My most recent article on Patheos, “Happily Heathen: Heathen Polytheism – A Deity Dedication Contract“, ended up causing a bit more of a discussion that I had anticipated. There were a few people who had Very Strong Feelings about this, and honestly, I was very taken aback by it all. So it seems like now would be a good time to go more in-depth into what I mean when I talk about a “deity contract” and how or why I find it to be a useful polytheist practice.
As a hard polytheist, I experience the Gods as being unique, independent entities with different interests and goals. They have “agency”. They interact with humans for a variety of reasons, some of which I will never fully understand. They need neither my permission, nor my approval, nor my comprehension in order to act in this world, because They would be off doing Their thing whether I was here or not. Me being here and being a reverent polytheist who has my ears open (for the most part) is just icing on the cake.
So what are some reasons someone would create a contract with any of Them?
- Boundaries are healthy. It helps to be explicit and up-front with what you want and what you’re willing to do. Having some kind of vague or non-verbal agreement with a deity might work for some people with some deities, but I’ve found that it helps to have a clear idea of what you are willing to do and to accept from a deity. And just like relationships with other humans, it’s best to have that clearly laid out and not hidden away passive-aggressively. With the Norse gods, at least, They respect a plan and they respect when a person lays down boundaries. (Depending on who you work with, the deity may happily skip over your boundaries, but at least they are there to begin with.)
- Deities don’t know everything.
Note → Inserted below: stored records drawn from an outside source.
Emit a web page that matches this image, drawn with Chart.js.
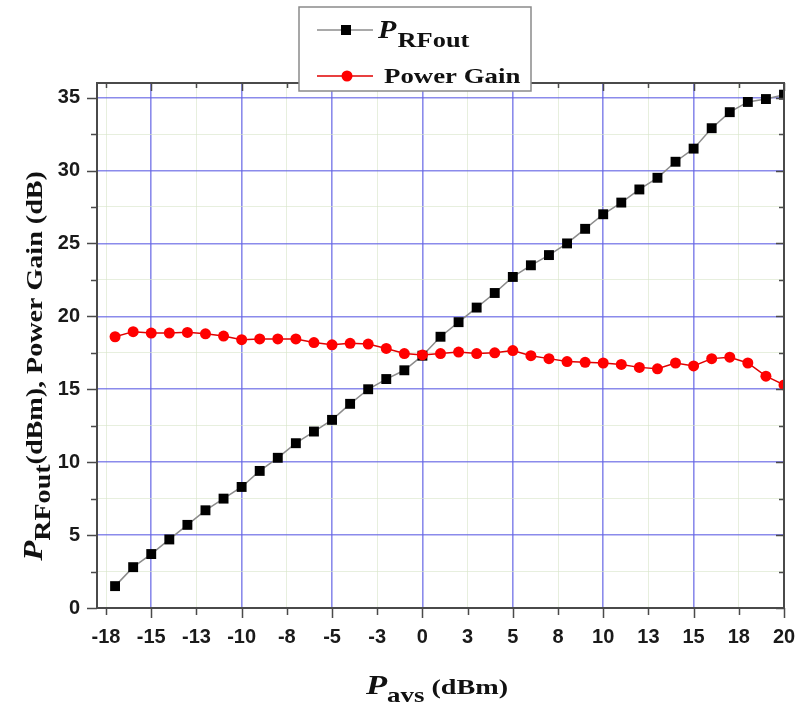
<!DOCTYPE html>
<html>
<head>
<meta charset="utf-8">
<script src="https://cdn.jsdelivr.net/npm/chart.js@4"></script>
<style>
  html, body { margin: 0; padding: 0; background: #ffffff; }
  canvas { display: block; }
</style>
</head>
<body>
<canvas id="chart" width="798" height="710"></canvas>
<script>
// Available source power (dBm)
const pavs = [-17, -16, -15, -14, -13, -12, -11, -10, -9, -8, -7, -6, -5,
              -4, -3, -2, -1, 0,
              1, 2, 3, 4, 5, 6, 7, 8, 9,
              10, 11, 12, 13, 14, 15, 16, 17, 18, 19, 20];

// Output RF power (dBm)
const pRFout = [1.5, 2.8, 3.7, 4.7, 5.7, 6.7, 7.5, 8.3, 9.4, 10.3, 11.3, 12.1, 12.9,
                14.0, 15.0, 15.7, 16.3, 17.3,
                18.6, 19.6, 20.6, 21.6, 22.7, 23.5, 24.2, 25.0, 26.0,
                27.0, 27.8, 28.7, 29.5, 30.6, 31.5, 32.9, 34.0, 34.7, 34.9, 35.2];

// Power gain (dB)
const powerGain = [18.6, 18.95, 18.85, 18.85, 18.9, 18.8, 18.65, 18.4, 18.45, 18.45, 18.45, 18.2, 18.05,
                   18.15, 18.1, 17.8, 17.45, 17.35,
                   17.45, 17.55, 17.45, 17.5, 17.65, 17.3, 17.1, 16.9, 16.85,
                   16.8, 16.7, 16.5, 16.4, 16.8, 16.6, 17.1, 17.2, 16.8, 15.9, 15.3];

// Axis tick positions
const xTickValues = [-17.5, -15, -12.5, -10, -7.5, -5, -2.5, 0, 2.5, 5, 7.5, 10, 12.5, 15, 17.5, 20];
const yTickValues = [0, 2.5, 5, 7.5, 10, 12.5, 15, 17.5, 20, 22.5, 25, 27.5, 30, 32.5, 35];

const AXIS = '#4a4a4a';
const GRID_MAJOR = 'rgba(100, 100, 228, 0.75)';
const GRID_MINOR = 'rgba(215, 228, 200, 0.6)';
const SERIF = '"Liberation Serif", "Times New Roman", serif';
const SANS = '"Liberation Sans", Arial, sans-serif';

// Round half away from zero (e.g. -17.5 -> -18, 12.5 -> 13)
function roundLabel(v) {
  return String(Math.sign(v) * Math.round(Math.abs(v)));
}
function isMajor(v) { return Math.abs(v % 5) < 1e-9; }

// Draws a run of text pieces (normal / italic / subscript) with an optional horizontal stretch
function drawRich(ctx, parts, x, y, sx) {
  ctx.save();
  let total = 0;
  parts.forEach(p => { ctx.font = p.font; total += ctx.measureText(p.text).width; });
  ctx.translate(x, y);
  ctx.scale(sx, 1);
  let cx = -total / 2;
  ctx.textBaseline = 'alphabetic';
  ctx.textAlign = 'left';
  ctx.fillStyle = '#111';
  parts.forEach(p => {
    ctx.font = p.font;
    ctx.fillText(p.text, cx, p.dy || 0);
    cx += ctx.measureText(p.text).width;
  });
  ctx.restore();
}

const decorPlugin = {
  id: 'decor',
  afterDraw(chart) {
    const ctx = chart.ctx;
    const a = chart.chartArea;
    const xs = chart.scales.x, ys = chart.scales.y;

    // Frame (top and right sides)
    ctx.save();
    ctx.strokeStyle = AXIS;
    ctx.lineWidth = 2;
    ctx.beginPath();
    ctx.moveTo(a.left, a.top);
    ctx.lineTo(a.right, a.top);
    ctx.lineTo(a.right, a.bottom);
    ctx.stroke();

    // Tick marks
    ctx.lineWidth = 1.5;
    ctx.beginPath();
    xTickValues.forEach(v => {
      const px = Math.round(xs.getPixelForValue(v)) + 0.5;
      const out = isMajor(v) ? 10 : 7;
      ctx.moveTo(px, a.bottom);
      ctx.lineTo(px, a.bottom + out);
      ctx.moveTo(px, a.top);
      ctx.lineTo(px, a.top + (isMajor(v) ? 8 : 5));
    });
    yTickValues.forEach(v => {
      const py = Math.round(ys.getPixelForValue(v)) + 0.5;
      const out = isMajor(v) ? 10 : 6;
      ctx.moveTo(a.left, py);
      ctx.lineTo(a.left - out, py);
      ctx.moveTo(a.right, py);
      ctx.lineTo(a.right - (isMajor(v) ? 8 : 5), py);
    });
    ctx.stroke();
    ctx.restore();

    // Legend box
    ctx.save();
    ctx.fillStyle = '#ffffff';
    ctx.strokeStyle = '#8a8a8a';
    ctx.lineWidth = 1.5;
    ctx.fillRect(299, 7, 232, 84);
    ctx.strokeRect(299, 7, 232, 84);

    // entry 1: output power
    ctx.strokeStyle = '#8c8c8c';
    ctx.lineWidth = 1.5;
    ctx.beginPath(); ctx.moveTo(317, 30); ctx.lineTo(373, 30); ctx.stroke();
    ctx.fillStyle = '#000';
    ctx.fillRect(341, 25, 10, 10);
    // entry 2: gain
    ctx.strokeStyle = '#e00000';
    ctx.beginPath(); ctx.moveTo(317, 76); ctx.lineTo(373, 76); ctx.stroke();
    ctx.fillStyle = '#ff0000';
    ctx.beginPath(); ctx.arc(347, 76, 5.5, 0, Math.PI * 2); ctx.fill();
    ctx.restore();

    ctx.save();
    ctx.textAlign = 'left';
    ctx.textBaseline = 'alphabetic';
    ctx.fillStyle = '#111';
    ctx.save();
    ctx.translate(378, 38);
    ctx.scale(1.2, 1);
    ctx.font = 'italic bold 25px ' + SERIF;
    ctx.fillText('P', 0, 0);
    const pw = ctx.measureText('P').width;
    ctx.font = 'bold 22px ' + SERIF;
    ctx.fillText('RFout', pw + 1, 9);
    ctx.restore();
    ctx.save();
    ctx.translate(384, 83);
    ctx.scale(1.22, 1);
    ctx.font = 'bold 22px ' + SERIF;
    ctx.fillText('Power Gain', 0, 0);
    ctx.restore();
    ctx.restore();

    // X axis title
    drawRich(ctx, [
      { text: 'P', font: 'italic bold 27px ' + SERIF },
      { text: 'avs', font: 'bold 21px ' + SERIF, dy: 8 },
      { text: ' (dBm)', font: 'bold 22px ' + SERIF }
    ], 437, 694, 1.28);

    // Y axis title
    ctx.save();
    ctx.translate(42, 366);
    ctx.rotate(-Math.PI / 2);
    drawRich(ctx, [
      { text: 'P', font: 'italic bold 28px ' + SERIF },
      { text: 'RFout', font: 'bold 24px ' + SERIF, dy: 8 },
      { text: '(dBm), Power Gain (dB)', font: 'bold 24px ' + SERIF }
    ], 0, 0, 1.17);
    ctx.restore();
  }
};

const ctx = document.getElementById('chart').getContext('2d');
new Chart(ctx, {
  type: 'scatter',
  data: {
    datasets: [
      {
        label: 'Power Gain',
        data: pavs.map((x, i) => ({ x, y: powerGain[i] })),
        showLine: true,
        borderColor: '#e00000',
        borderWidth: 1.5,
        backgroundColor: '#ff0000',
        pointBackgroundColor: '#ff0000',
        pointBorderColor: '#ff0000',
        pointBorderWidth: 0,
        pointStyle: 'circle',
        pointRadius: 5.5,
        order: 0
      },
      {
        label: 'PRFout',
        data: pavs.map((x, i) => ({ x, y: pRFout[i] })),
        showLine: true,
        borderColor: '#8c8c8c',
        borderWidth: 1.5,
        backgroundColor: '#000000',
        pointBackgroundColor: '#000000',
        pointBorderColor: '#000000',
        pointBorderWidth: 0,
        pointStyle: 'rect',
        pointRadius: 7,
        order: 1
      }
    ]
  },
  options: {
    responsive: false,
    animation: false,
    devicePixelRatio: 1,
    layout: { padding: { top: 83, right: 14, left: 0, bottom: 0 } },
    plugins: {
      legend: { display: false },
      tooltip: { enabled: false }
    },
    scales: {
      x: {
        type: 'linear',
        min: -18,
        max: 20,
        afterBuildTicks(scale) {
          scale.ticks = xTickValues.map(v => ({ value: v }));
        },
        afterFit(scale) {
          scale.height = 102;
          scale.paddingLeft = 0;
          scale.paddingRight = 0;
        },
        ticks: {
          padding: 17,
          autoSkip: false,
          maxRotation: 0,
          color: '#1a1a1a',
          font: { family: SANS, size: 20, weight: 'bold' },
          callback: v => roundLabel(v)
        },
        grid: {
          drawTicks: false,
          lineWidth: ctx => isMajor(ctx.tick ? ctx.tick.value : 0) ? 1.6 : 1,
          color: ctx => {
            const v = ctx.tick ? ctx.tick.value : 0;
            return isMajor(v) ? GRID_MAJOR : GRID_MINOR;
          }
        },
        border: { display: true, color: AXIS, width: 2 }
      },
      y: {
        type: 'linear',
        min: 0,
        max: 36,
        afterBuildTicks(scale) {
          scale.ticks = yTickValues.map(v => ({ value: v }));
        },
        afterFit(scale) {
          scale.width = 97;
          scale.paddingTop = 0;
          scale.paddingBottom = 0;
        },
        ticks: {
          padding: 17,
          autoSkip: false,
          color: '#1a1a1a',
          font: { family: SANS, size: 20, weight: 'bold' },
          callback: v => isMajor(v) ? String(v) : ''
        },
        grid: {
          drawTicks: false,
          lineWidth: ctx => isMajor(ctx.tick ? ctx.tick.value : 0) ? 1.6 : 1,
          color: ctx => {
            const v = ctx.tick ? ctx.tick.value : 0;
            if (v === 0) return 'rgba(0,0,0,0)';
            return isMajor(v) ? GRID_MAJOR : GRID_MINOR;
          }
        },
        border: { display: true, color: AXIS, width: 2 }
      }
    }
  },
  plugins: [decorPlugin]
});
</script>
</body>
</html>
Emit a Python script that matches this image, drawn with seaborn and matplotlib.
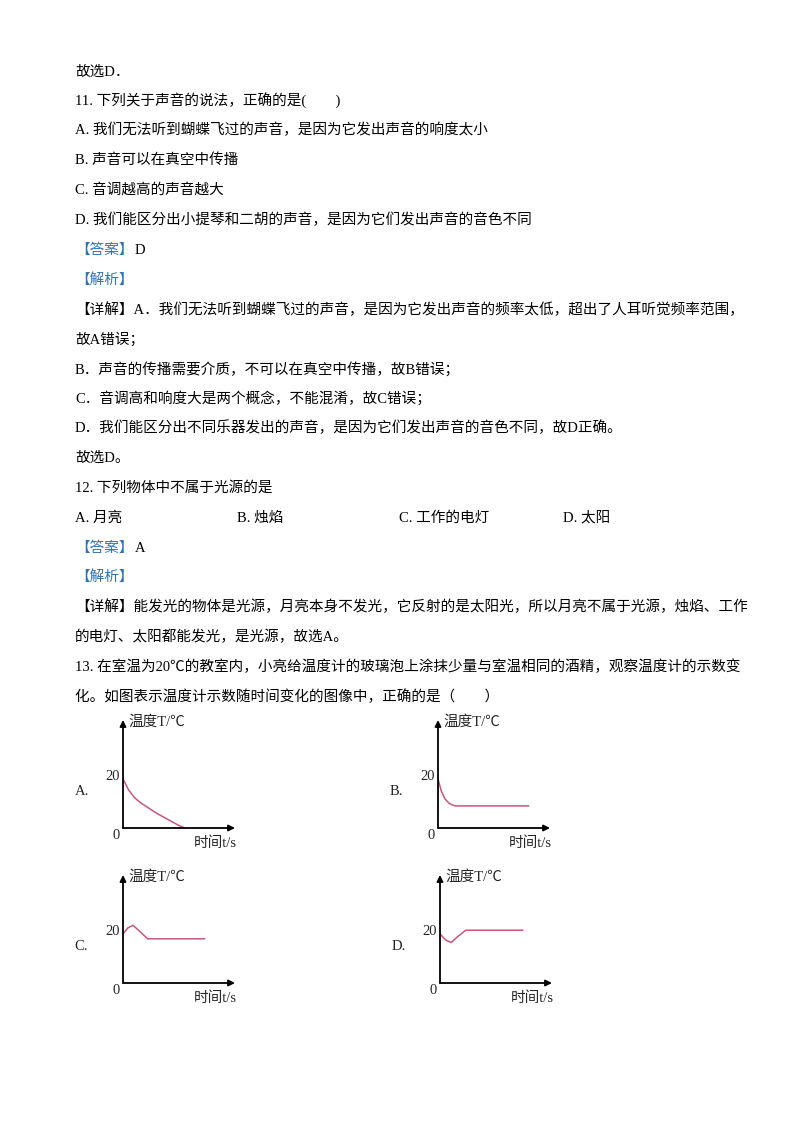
import matplotlib
matplotlib.use("Agg")
import matplotlib.pyplot as plt
import seaborn as sns
import pandas as pd

sns.set_style("white")
FAM = ['Liberation Serif', 'Noto Sans CJK SC', 'DejaVu Sans']
plt.rcParams['font.family'] = FAM

W, H = 800, 1132
BLUE = '#2e75b6'
CURVE = '#c8577a'

# text lines: (y_px, x_px, text, colour)
lines = [
    (72, 75, "故选D．", 'k'),
    (101, 75, "11. 下列关于声音的说法，正确的是(　　)", 'k'),
    (130, 75, "A. 我们无法听到蝴蝶飞过的声音，是因为它发出声音的响度太小", 'k'),
    (160, 75, "B. 声音可以在真空中传播", 'k'),
    (190, 75, "C. 音调越高的声音越大", 'k'),
    (220, 75, "D. 我们能区分出小提琴和二胡的声音，是因为它们发出声音的音色不同", 'k'),
    (280, 75, "【解析】", BLUE),
    (310, 75, "【详解】A．我们无法听到蝴蝶飞过的声音，是因为它发出声音的频率太低，超出了人耳听觉频率范围，", 'k'),
    (339, 75, "故A错误；", 'k'),
    (369, 75, "B．声音的传播需要介质，不可以在真空中传播，故B错误；", 'k'),
    (398, 75, "C．音调高和响度大是两个概念，不能混淆，故C错误；", 'k'),
    (428, 75, "D．我们能区分出不同乐器发出的声音，是因为它们发出声音的音色不同，故D正确。", 'k'),
    (458, 75, "故选D。", 'k'),
    (488, 75, "12. 下列物体中不属于光源的是", 'k'),
    (518, 75, "A. 月亮", 'k'),
    (518, 237, "B. 烛焰", 'k'),
    (518, 399, "C. 工作的电灯", 'k'),
    (518, 563, "D. 太阳", 'k'),
    (577, 75, "【解析】", BLUE),
    (607, 75, "【详解】能发光的物体是光源，月亮本身不发光，它反射的是太阳光，所以月亮不属于光源，烛焰、工作", 'k'),
    (637, 75, "的电灯、太阳都能发光，是光源，故选A。", 'k'),
    (667, 75, "13. 在室温为20℃的教室内，小亮给温度计的玻璃泡上涂抹少量与室温相同的酒精，观察温度计的示数变", 'k'),
    (697, 75, "化。如图表示温度计示数随时间变化的图像中，正确的是（　　）", 'k'),
]
answers = [(250, "D"), (548, "A")]

# curve data (t in s, T in ℃)
tA = [0, 0.5, 1, 1.5, 2, 3, 4, 5, 5.5]
TA = [20, 15.5, 12.5, 10.5, 9, 6, 3.5, 1, 0]
tB = [0, 0.3, 0.6, 1, 1.5, 2, 8.1]
TB = [20, 15, 12, 10, 9, 9, 9]
tC = [0, 0.45, 0.9, 1.5, 2.2, 7.3]
TC = [20, 22.5, 23.5, 21, 18, 18]
tD = [0, 0.5, 1, 1.6, 2.3, 7.4]
TD = [20, 17.5, 16.5, 19, 21.5, 21.5]

fig = plt.figure(figsize=(8, 11.32), dpi=100)
FS = 10.5
for y, x, s, c in lines:
    fig.text(x / W, 1 - y / H, s, fontsize=FS, color=c, va='center', ha='left')
for y, s in answers:
    fig.text(75 / W, 1 - y / H, "【答案】", fontsize=FS, color=BLUE, va='center')
    fig.text(135 / W, 1 - y / H, s, fontsize=FS, color='k', va='center')

panels = [
    ("A.", tA, TA, 123, 828),
    ("B.", tB, TB, 438, 828),
    ("C.", tC, TC, 123, 983),
    ("D.", tD, TD, 440, 983),
]
for lab, t, T, x0, y0 in panels:
    ax = fig.add_axes([x0 / W, 1 - y0 / H, 112 / W, 108 / H])
    df = pd.DataFrame({"t": t, "T": T})
    sns.lineplot(data=df, x="t", y="T", ax=ax, color=CURVE, linewidth=1.1)
    ax.set_xlim(0, 10)
    ax.set_ylim(0, 44)
    ax.axis('off')
    ax.annotate("", xy=(10, 0), xytext=(0, 0), annotation_clip=False,
                arrowprops=dict(arrowstyle='-|>', color='k', lw=1.3, mutation_scale=9, shrinkA=0, shrinkB=0))
    ax.annotate("", xy=(0, 44), xytext=(0, 0), annotation_clip=False,
                arrowprops=dict(arrowstyle='-|>', color='k', lw=1.3, mutation_scale=9, shrinkA=0, shrinkB=0))
    ax.text(0.5, 43, "温度T/℃", fontsize=FS, va='center', ha='left')
    ax.text(-0.3, 21, "20", fontsize=FS, va='center', ha='right')
    ax.text(-0.3, -3, "0", fontsize=FS, va='center', ha='right')
    ax.text(6.3, -6, "时间t/s", fontsize=FS, va='center', ha='left')
    ax.text(-4.3, 15, lab, fontsize=FS, va='center', ha='left')

fig.savefig("out.png", dpi=100)
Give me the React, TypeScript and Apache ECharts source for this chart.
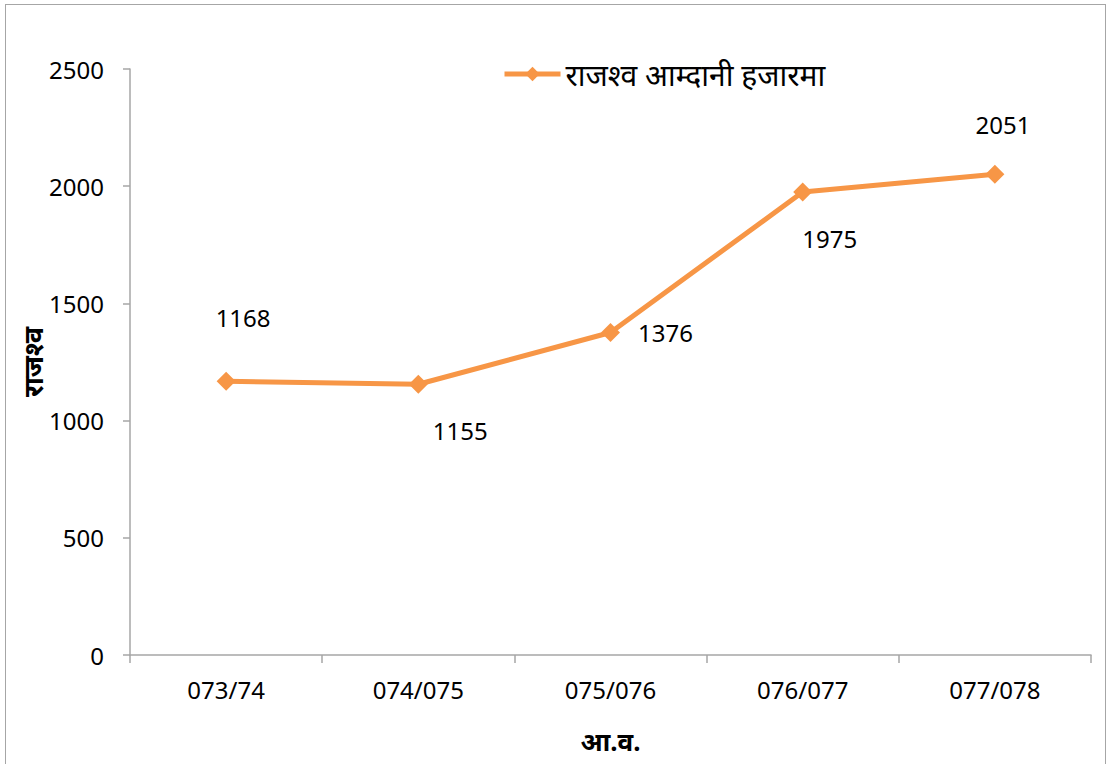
import React, { useEffect, useRef } from "react";
import * as echarts from "echarts";

const categories = ["073/74", "074/075", "075/076", "076/077", "077/078"];
const revenue = [1168, 1155, 1376, 1975, 2051];
const labelOffsets: [number, number][] = [
  [17, -64],
  [42, 46],
  [55, 0],
  [27, 46],
  [8, -50],
];
const seriesName = "राजश्व आम्दानी हजारमा";
const yName = "राजश्व";
const xName = "आ.व.";

const FONT = "'Noto Sans', 'Open Sans', sans-serif";

export default function App() {
  const ref = useRef<HTMLDivElement>(null);
  useEffect(() => {
    document.body.style.margin = "0";
    const chart = echarts.init(ref.current!, undefined, { renderer: "svg" });
    chart.setOption({
      animation: false,
      backgroundColor: "#ffffff",
      grid: { left: 130, right: 20, top: 69, bottom: 109 },
      legend: {
        data: [seriesName],
        left: 497,
        top: 54,
        itemWidth: 56,
        itemHeight: 18,
        itemGap: 4,
        lineStyle: { width: 5 },
        textStyle: { fontFamily: FONT, fontSize: 30, color: "#000" },
      },
      xAxis: {
        type: "category",
        data: categories,
        boundaryGap: true,
        name: xName,
        nameLocation: "middle",
        nameGap: 73,
        nameTextStyle: { fontFamily: FONT, fontSize: 26, fontWeight: "bold", color: "#000" },
        axisLine: { lineStyle: { color: "#a6a6a6", width: 1.5 } },
        axisTick: { show: true, length: 8, lineStyle: { color: "#a6a6a6", width: 1.5 } },
        axisLabel: { margin: 22, fontFamily: FONT, fontSize: 24, color: "#000" },
      },
      yAxis: {
        type: "value",
        min: 0,
        max: 2500,
        interval: 500,
        name: yName,
        nameLocation: "middle",
        nameRotate: 90,
        nameGap: 84,
        nameMoveOverlap: false,
        nameTextStyle: { fontFamily: FONT, fontSize: 27, fontWeight: "bold", color: "#000" },
        axisLine: { show: true, lineStyle: { color: "#a6a6a6", width: 1.5 } },
        axisTick: { show: true, length: 7, lineStyle: { color: "#a6a6a6", width: 1.5 } },
        axisLabel: {
          margin: 26,
          fontFamily: FONT,
          fontSize: 24,
          color: "#000",
          formatter: (v: number) => String(v),
        },
        splitLine: { show: false },
      },
      series: [
        {
          name: seriesName,
          type: "line",
          data: revenue.map((v, i) => ({
            value: v,
            label: { offset: labelOffsets[i] },
          })),
          symbol: "diamond",
          symbolSize: 19,
          lineStyle: { color: "#F79646", width: 5 },
          itemStyle: { color: "#F79646" },
          label: {
            show: true,
            position: "inside",
            fontFamily: FONT,
            fontSize: 24,
            color: "#000",
          },
        },
      ],
    });
    return () => chart.dispose();
  }, []);
  return (
    <div style={{ position: "relative", width: 1111, height: 764, overflow: "hidden" }}>
      <div ref={ref} style={{ width: 1111, height: 764 }} />
      <div
        style={{
          position: "absolute",
          left: 5,
          top: 4,
          width: 1099,
          height: 800,
          border: "1.5px solid #a6a6a6",
          pointerEvents: "none",
        }}
      />
    </div>
  );
}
These beings are big and powerful but they are not omniscient or omnipotent. None of them are all-seeing Gods (except maybe Odin) and They don’t have infinite resources to keep tabs on all of their devotees plus deal with whatever godly shenanigans are going on. Therefore, They might not know if you’re overwhelmed. They might not know that you hate PR work, or that you need a new job, or that you really just want the Gods’ help to start your own business (or whatever).
- Relationships are idiosyncratic. Different people, different deities, and different types of relationships will all have different needs. A gardener who works privately in her yard with Ceres once a year, for example, will have different needs than someone who leads large rituals and does tranceposession at large public events in Her name.
- Don’t like the word “contract”? Don’t use it. Call it an “agreement”, or a “guideline”, or a “wish list”, or what have you. The term that you use is honestly not that important.
- Contracts aren’t necessarily permanent. Don’t expect that if you do make a contract of some kind with a deity, that it will last forever. People change. Situations change. Deities change too, in my opinion.
- Some deities are dicks. If you end up in a relationship with a deity in which the deity is asking you to swear to extreme conditions–say, give profuse amounts of blood as a sacrifice every week, or exercise three hours a day regardless of your physical limitations–get a second or third opinion. Just because the entity you’re interacting with is a deity doesn’t mean that He, She, or They is not also an abusive asshole. Not all Gods have your best interest at heart. They may be divine, but you also have rights.
I initially felt that I needed a contract with Freya because I had just gone through an intense initiation with Her, and I was feeling overwhelmed. (It’s not like Heathenry has some kind of training program for dealing with deities in such an intimate way.) I did not expect some kind of divine policeman to come along and “enforce” either of our ends of it. (Who would even be able to do that? Seriously.) My creating the contract was a great way for me to feel like I had some power in the situation and also to make sure my boundaries and needs were clearly stated and respected. Freya is a powerful, strong-willed goddess, but above all things She respects the need for people to own their bodies and enforce their own boundaries.
As it turned out, most of that effort was for me. It helped me nail down areas where I was feeling anxious about my relationship with Her. It helped me get to the point where I realized I was not relying on faith nearly enough. By the time I did write the contract, it felt more like a love letter to Freya than some kind of legal contract. It displayed the love and trust I had for Her. It essentially said, here’s my heart on a plate. I that you know that you could smash it into pieces pretty easily if you wanted, but I still love you and am willing to take the risks. I also still have the right to make requests; here they are. I wrote it up over two years ago, and yearly renegotiations with Freya have changed the terms up a bit since then, but the essence of the contract stays true. It’s a statement of love and trust, and each time I read it it makes me cry.
(Considering Who the contract was with, this isn’t too surprising. Our Lady of the Runny Mascara, indeed.)
So is a contract needed? It’s totally up to you.